Barang Bukti dan Potensi Kerugian
Dalam proses penyidikan, aparat menemukan 351 kontainer berisi batubara ilegal, di mana 248 kontainer disita dari Depo Tanjung Perak Surabaya dan sisanya masih dalam pemeriksaan di KKT Balikpapan. Polisi juga menyita 11 truk trailer, 7 alat berat, dan dokumen-dokumen izin palsu seperti Surat Keterangan Asal Barang, Shipping Instruction, hingga dokumen pengangkutan.

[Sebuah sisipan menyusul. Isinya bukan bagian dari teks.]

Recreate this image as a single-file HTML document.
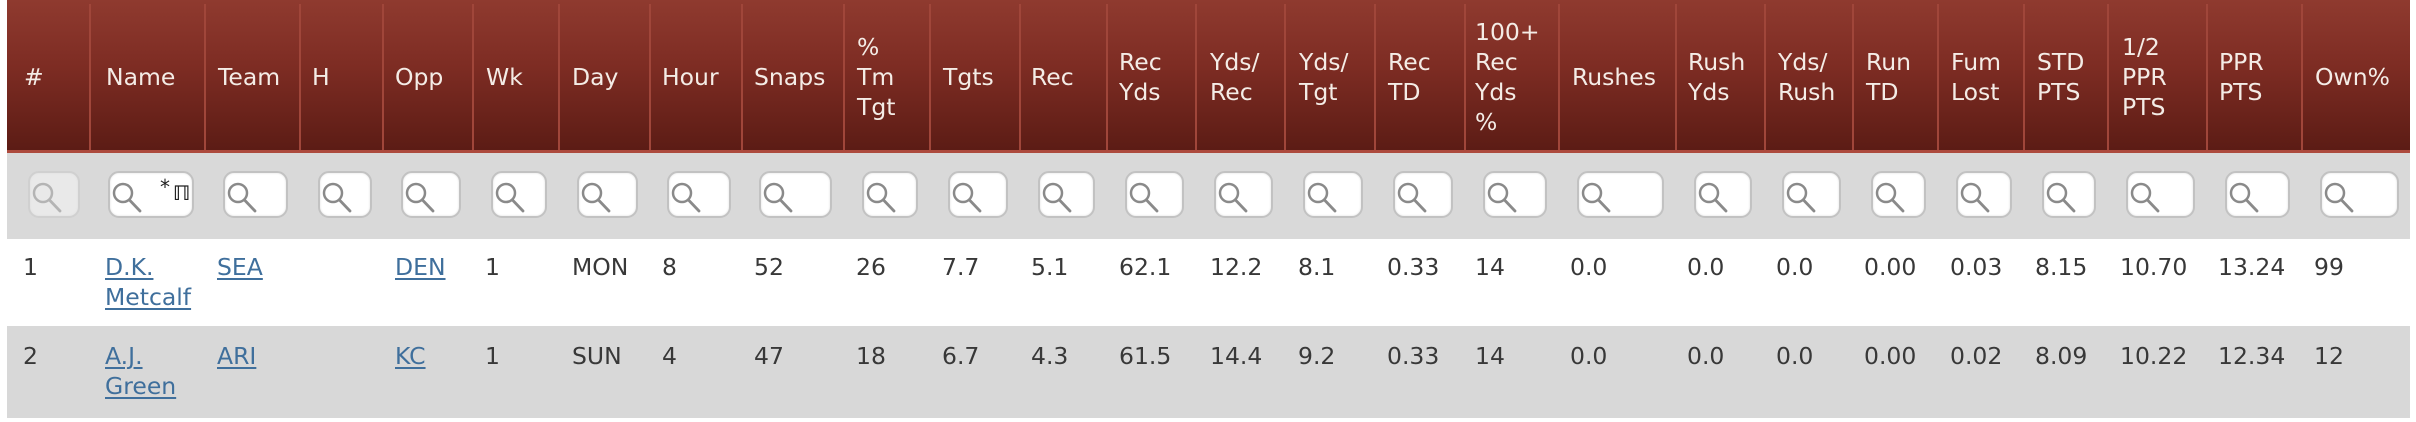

Selain kerugian dari hilangnya batubara, kerusakan hutan seluas lebih dari 4.200 hektare turut menyebabkan kerugian lingkungan. Estimasi kerugian negara sebesar Rp5,7 triliun dihitung berdasarkan nilai deplesi batubara dan nilai kayu yang hilang akibat pembabatan hutan.
Pengembangan Kasus dan Jerat Hukum
Kasus ini disidik berdasarkan Pasal 161 Undang-Undang Nomor 3 Tahun 2020 tentang Mineral dan Batubara, dengan ancaman hukuman 5 tahun penjara dan denda Rp100 juta. Polisi juga tengah mendalami kemungkinan adanya Tindak Pidana Pencucian Uang (TPPU) serta keterlibatan pihak-pihak lain.
“Penyidikan masih berjalan. Kami akan telusuri pihak-pihak yang terlibat, termasuk penambang, penerbit dokumen izin, serta pihak yang memfasilitasi penjualan batubara ilegal ini,” tegas Nunung.
Penanganan tegas terhadap tambang ilegal di wilayah IKN ini diharapkan menjadi peringatan keras bahwa eksploitasi sumber daya alam secara melawan hukum tidak akan ditoleransi, terutama di kawasan strategis nasional seperti Ibu Kota Nusantara.